По своему опыту работы художника-графика и «литератора», – такого же, наверно, о котором пренебрежительно отзывались неоромантики, – я не могу сказать, что людей, понимающих искусство у нас в избытке. Часто жалуются, что их нехватка обнаружилась лишь в последнее время, но так ли это? При внимательном рассмотрении этого вопроса обнаружится, что количество понимающих искусство есть величина постоянная от века и по сию пору. Когда в 1913 году Штраус посетил Петербург, где готовилась к постановке его опера «Электра» на либретто Гофмансталя, русские газеты писали о нём, как о выдающимся композиторе. Однако главный редактор «Русской музыкальной газеты» не рискнул оценивать его музыку: «У нас Штрауса ещё не понимают, как не понимаю его я, так как слишком мало знаю и слышал его произведений, чтобы решиться сказать необдуманное или обдуманное слово». Тем не менее, выступления Штрауса тогда имели шумный успех, и это позволило рецензенту заключить, что «его искусство стало общедоступным».
Тут я опять позволю себе говорить от первого лица, ссылаясь на свой опыт. Я часто замечал, что, например, живопись у нас любят ушами. Да, наслушавшись о героической жизни художника, его титанической борьбе за право на самовыражение, что красочно преподносят публике восторженные и хорошо оплачиваемые искусствоведы и кураторы выставок, люди готовы бесконечно приветствовать то, что на внимательный взгляд едва ли заслуживает приветствий. И чаще всего голос наивного мальчика о том, что король-то – голый! тонет в хоре славословия. В отношении искусства музыкального таким «мальчиком» в 1913 году оказался руководитель Мариинского театра знаменитый дирижер и композитор Эдуард Направник, демонстративно отказавшийся посетить премьеру «Электры» Штрауса. Композитор Глазунов выразил недоумение, зачем вообще надо было ставить оперу Штрауса, если не то, что публика, но даже специалисты не понимают её? Но, как это принято, – а как принято, о том достоверно поведал Шукшин в рассказе «Срезал», когда сельский демагог лихо заткнул за пояс приезжего профессора, – недоумение композитора было «срезано» репликой известного критика В. Каратыгина, ответившего, что «понять «Электру», в сущности, много легче, чем любую симфонию Глазунова…» Вероятно, что-то похожее я готов услышать и сегодня, усомнись я в понятности публикой оперы «Женщина без тени».

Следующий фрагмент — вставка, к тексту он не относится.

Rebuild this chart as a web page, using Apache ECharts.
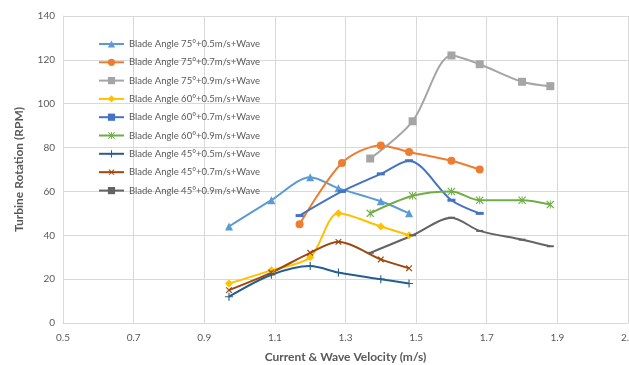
<!DOCTYPE html>
<html><head><meta charset="utf-8">
<script src="https://cdn.jsdelivr.net/npm/echarts@6/dist/echarts.min.js"></script>
<style>html,body{margin:0;padding:0;background:#fff}#c{width:629px;height:365px}</style>
</head><body><div id="c"></div>
<script>
const seriesNames = [
  'Blade Angle 75°+0.5m/s+Wave','Blade Angle 75°+0.7m/s+Wave','Blade Angle 75°+0.9m/s+Wave',
  'Blade Angle 60°+0.5m/s+Wave','Blade Angle 60°+0.7m/s+Wave','Blade Angle 60°+0.9m/s+Wave',
  'Blade Angle 45°+0.5m/s+Wave','Blade Angle 45°+0.7m/s+Wave','Blade Angle 45°+0.9m/s+Wave'
];
const xLow  = [0.97, 1.09, 1.2, 1.28, 1.4, 1.48];
const xMid  = [1.17, 1.29, 1.4, 1.48, 1.6, 1.68];
const xHigh = [1.37, 1.49, 1.6, 1.68, 1.8, 1.88];
const y75_05 = [44, 56, 66.5, 61.5, 55.5, 50];
const y75_07 = [45, 73, 81, 78, 74, 70];
const y75_09 = [75, 92, 122, 118, 110, 108];
const y60_05 = [18, 24, 30, 50, 44, 40];
const y60_07 = [49, 60, 68, 74, 56, 50];
const y60_09 = [50, 58, 60, 56, 56, 54];
const y45_05 = [12, 22, 26, 23, 20, 18];
const y45_07 = [15, 23, 32, 37, 29, 25];
const y45_09 = [32, 40, 48, 42, 38, 35];
const xTicks = [0.5, 0.7, 0.9, 1.1, 1.3, 1.5, 1.7, 1.9, 2.1];
const yTicks = [0, 20, 40, 60, 80, 100, 120, 140];

const xs = [xLow, xMid, xHigh, xLow, xMid, xHigh, xLow, xLow, xHigh];
const ys = [y75_05, y75_07, y75_09, y60_05, y60_07, y60_09, y45_05, y45_07, y45_09];
const colors = ['#5B9BD5','#ED7D31','#A5A5A5','#FFC000','#4472C4','#70AD47','#255E91','#9E480E','#636363'];
const plus = 'path://M4.3,0H5.7V4.3H10V5.7H5.7V10H4.3V5.7H0V4.3H4.3Z';
const star = 'path://M0,1L1,0L5,4L9,0L10,1L6,5L10,9L9,10L5,6L1,10L0,9L4,5Z M4.4,0H5.6V10H4.4Z';
const symbols = ['triangle','circle','rect','diamond','rect',star,plus,plus,'rect'];
const sizes = [8,8,8,8,[8,3],8,8,8,[7,2]];
const rot = [0,0,0,0,0,0,0,45,0];

const series = seriesNames.map((n,i)=>({
  name:n, type:'line', smooth:0.3,
  data: xs[i].map((x,j)=>[x, ys[i][j]]),
  symbol: symbols[i], symbolSize: sizes[i], symbolRotate: rot[i], showSymbol:true,
  lineStyle:{color:colors[i], width:2},
  itemStyle:{color:colors[i]},
  z: 3
}));

const FONT = 'Lato, "Open Sans", sans-serif';
const chart = echarts.init(document.getElementById('c'), null, {renderer:'canvas'});
chart.setOption({
  animation:false,
  textStyle:{fontFamily:FONT},
  grid:{left:63, right:1, top:16, bottom:42, containLabel:false, outerBoundsMode:'none'},
  legend:{
    orient:'vertical', left:98, top:39, padding:0, itemWidth:25, itemHeight:9, itemGap:8.3,
    textStyle:{fontSize:9.5, color:'#595959', fontFamily:FONT},
    data:seriesNames
  },
  xAxis:{
    type:'value', min:xTicks[0], max:xTicks[xTicks.length-1], interval:0.2,
    axisLine:{show:true, lineStyle:{color:'#D9D9D9'}}, axisTick:{show:false},
    splitLine:{show:true, lineStyle:{color:'#D9D9D9', width:1}},
    axisLabel:{fontSize:10, color:'#595959', margin:10, formatter:v=>String(+v.toFixed(1))},
    name:'Current & Wave Velocity (m/s)', nameLocation:'middle', nameGap:28,
    nameTextStyle:{fontSize:12, fontWeight:'bold', color:'#595959'}
  },
  yAxis:{
    type:'value', min:yTicks[0], max:yTicks[yTicks.length-1], interval:20,
    axisLine:{show:true, lineStyle:{color:'#D9D9D9'}}, axisTick:{show:false},
    splitLine:{show:true, lineStyle:{color:'#D9D9D9', width:1}},
    axisLabel:{fontSize:10, color:'#595959', margin:8},
    name:'Turbine Rotation (RPM)', nameLocation:'middle', nameGap:38,
    nameTextStyle:{fontSize:12, fontWeight:'bold', color:'#595959'}
  },
  series
});
</script></body></html>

Редкий театр может похвастаться «Женщиной без тени» в своём репертуаре. Монументальные формы чередуются речитативом, гротеск с лирикой – опера одна из сложных в наследии Штрауса. И хотя Мариинскому театру Валерия Гергиева вполне под силу осуществить на высочайшем уровне такие грандиозные постановки, как данная опера, что в очередной раз было убедительно продемонстрировано, вопросы о способности адекватного восприятия публикой подобных творений остаются далеко не ясными. Для меня, во всяком случае. Правда, кажется мне, что их решение не так сложно на самом деле. Просто подобные действа осуществляют посвящённые – для посвящённых, для меломанов, готовых воспринимать утончённые удовольствия.